Copy all of the material word for word, except for the pictures.

COLLECTED DATA:
┄┄┄┄┄┄┄┄┄┄┄┄┄┄┄┄┄┄┄┄

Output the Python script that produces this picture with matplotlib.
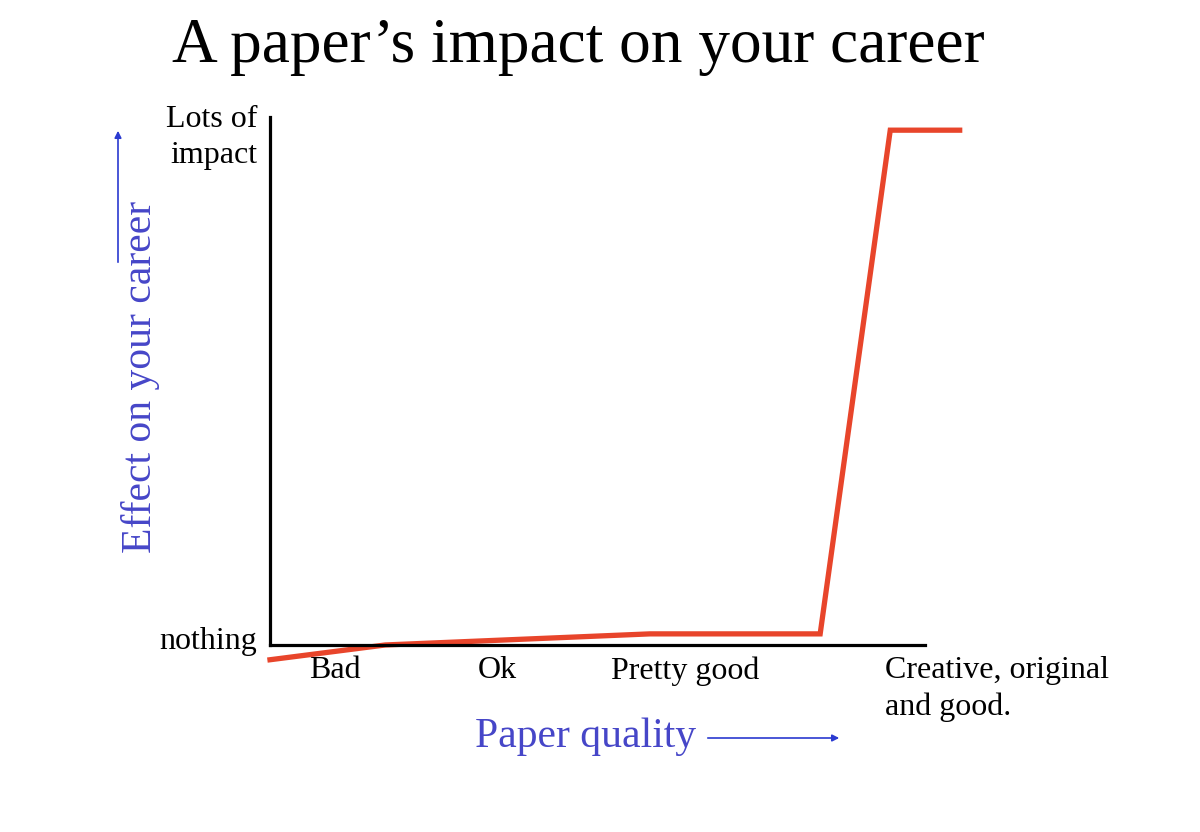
import matplotlib.pyplot as plt

plt.rcParams['font.family'] = ['Liberation Serif', 'DejaVu Serif']

# quality axis (0-100) vs career effect (0-100)
quality = [0, 17.6, 58.0, 84.0, 94.7, 105.3]
effect = [-2.8, 0, 2.1, 2.1, 97.5, 97.5]

x_tick_pos = [9.9, 34.7, 63.4, 93.9]
x_tick_labels = ["Bad", "Ok", "Pretty good", "Creative, original\nand good."]
y_tick_pos = [1.3, 97.5]
y_tick_labels = ["nothing", "Lots of\nimpact"]

blue = '#4646c8'
arrow_blue = '#2a3ad0'
red = '#e8452b'

fig = plt.figure(figsize=(12, 8.32), dpi=100)
ax = fig.add_axes([0.225, 0.2248, 0.5458, 0.6346])

ax.plot(quality, effect, color=red, lw=3.8, clip_on=False, solid_joinstyle='miter')

ax.set_xlim(0, 100)
ax.set_ylim(0, 100)

for s in ['top', 'right']:
    ax.spines[s].set_visible(False)
for s in ['left', 'bottom']:
    ax.spines[s].set_linewidth(2.3)
    ax.spines[s].set_color('black')

ax.set_xticks(x_tick_pos)
ax.set_xticklabels(x_tick_labels, fontsize=23, linespacing=1.35)
ax.set_yticks(y_tick_pos)
ax.set_yticklabels(y_tick_labels, fontsize=23, linespacing=1.35)
ax.tick_params(axis='both', length=0)
ax.tick_params(axis='x', pad=8)
ax.tick_params(axis='y', pad=9)

lbls = ax.get_xticklabels()
lbls[-1].set_ha('left')
lbls[-1].set_multialignment('left')

fig.text(0.482, 0.943, "A paper\u2019s impact on your career", fontsize=45.5,
         ha='center', va='center')

fig.text(0.488, 0.115, "Paper quality", fontsize=30, color=blue,
         ha='center', va='center')
fig.text(0.117, 0.547, "Effect on your career", fontsize=30, color=blue,
         ha='center', va='center', rotation=90)

# arrows
fig.add_artist(plt.matplotlib.patches.FancyArrowPatch(
    (705 / 1200, 1 - 738 / 832), (842 / 1200, 1 - 738 / 832),
    transform=fig.transFigure, arrowstyle='-|>', mutation_scale=10,
    color=arrow_blue, lw=1.2))
fig.add_artist(plt.matplotlib.patches.FancyArrowPatch(
    (118 / 1200, 1 - 265 / 832), (118 / 1200, 1 - 128 / 832),
    transform=fig.transFigure, arrowstyle='-|>', mutation_scale=10,
    color=arrow_blue, lw=1.2))

fig.savefig('out.png', dpi=100, facecolor='white')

┄┄┄┄┄┄┄┄┄┄┄┄┄┄┄┄┄┄┄┄

PROBLEM SOLUTION:
Output the Python script that produces this picture with matplotlib.
import matplotlib.pyplot as plt

plt.rcParams['font.family'] = ['Liberation Serif', 'DejaVu Serif']

# quality axis (0-100) vs career effect (0-100)
quality = [0, 17.6, 58.0, 84.0, 94.7, 105.3]
effect = [-2.8, 0, 2.1, 2.1, 97.5, 97.5]

x_tick_pos = [9.9, 34.7, 63.4, 93.9]
x_tick_labels = ["Bad", "Ok", "Pretty good", "Creative, original\nand good."]
y_tick_pos = [1.3, 97.5]
y_tick_labels = ["nothing", "Lots of\nimpact"]

blue = '#4646c8'
arrow_blue = '#2a3ad0'
red = '#e8452b'

fig = plt.figure(figsize=(12, 8.32), dpi=100)
ax = fig.add_axes([0.225, 0.2248, 0.5458, 0.6346])

ax.plot(quality, effect, color=red, lw=3.8, clip_on=False, solid_joinstyle='miter')

ax.set_xlim(0, 100)
ax.set_ylim(0, 100)

for s in ['top', 'right']:
    ax.spines[s].set_visible(False)
for s in ['left', 'bottom']:
    ax.spines[s].set_linewidth(2.3)
    ax.spines[s].set_color('black')

ax.set_xticks(x_tick_pos)
ax.set_xticklabels(x_tick_labels, fontsize=23, linespacing=1.35)
ax.set_yticks(y_tick_pos)
ax.set_yticklabels(y_tick_labels, fontsize=23, linespacing=1.35)
ax.tick_params(axis='both', length=0)
ax.tick_params(axis='x', pad=8)
ax.tick_params(axis='y', pad=9)

lbls = ax.get_xticklabels()
lbls[-1].set_ha('left')
lbls[-1].set_multialignment('left')

fig.text(0.482, 0.943, "A paper\u2019s impact on your career", fontsize=45.5,
         ha='center', va='center')

fig.text(0.488, 0.115, "Paper quality", fontsize=30, color=blue,
         ha='center', va='center')
fig.text(0.117, 0.547, "Effect on your career", fontsize=30, color=blue,
         ha='center', va='center', rotation=90)

# arrows
fig.add_artist(plt.matplotlib.patches.FancyArrowPatch(
    (705 / 1200, 1 - 738 / 832), (842 / 1200, 1 - 738 / 832),
    transform=fig.transFigure, arrowstyle='-|>', mutation_scale=10,
    color=arrow_blue, lw=1.2))
fig.add_artist(plt.matplotlib.patches.FancyArrowPatch(
    (118 / 1200, 1 - 265 / 832), (118 / 1200, 1 - 128 / 832),
    transform=fig.transFigure, arrowstyle='-|>', mutation_scale=10,
    color=arrow_blue, lw=1.2))

fig.savefig('out.png', dpi=100, facecolor='white')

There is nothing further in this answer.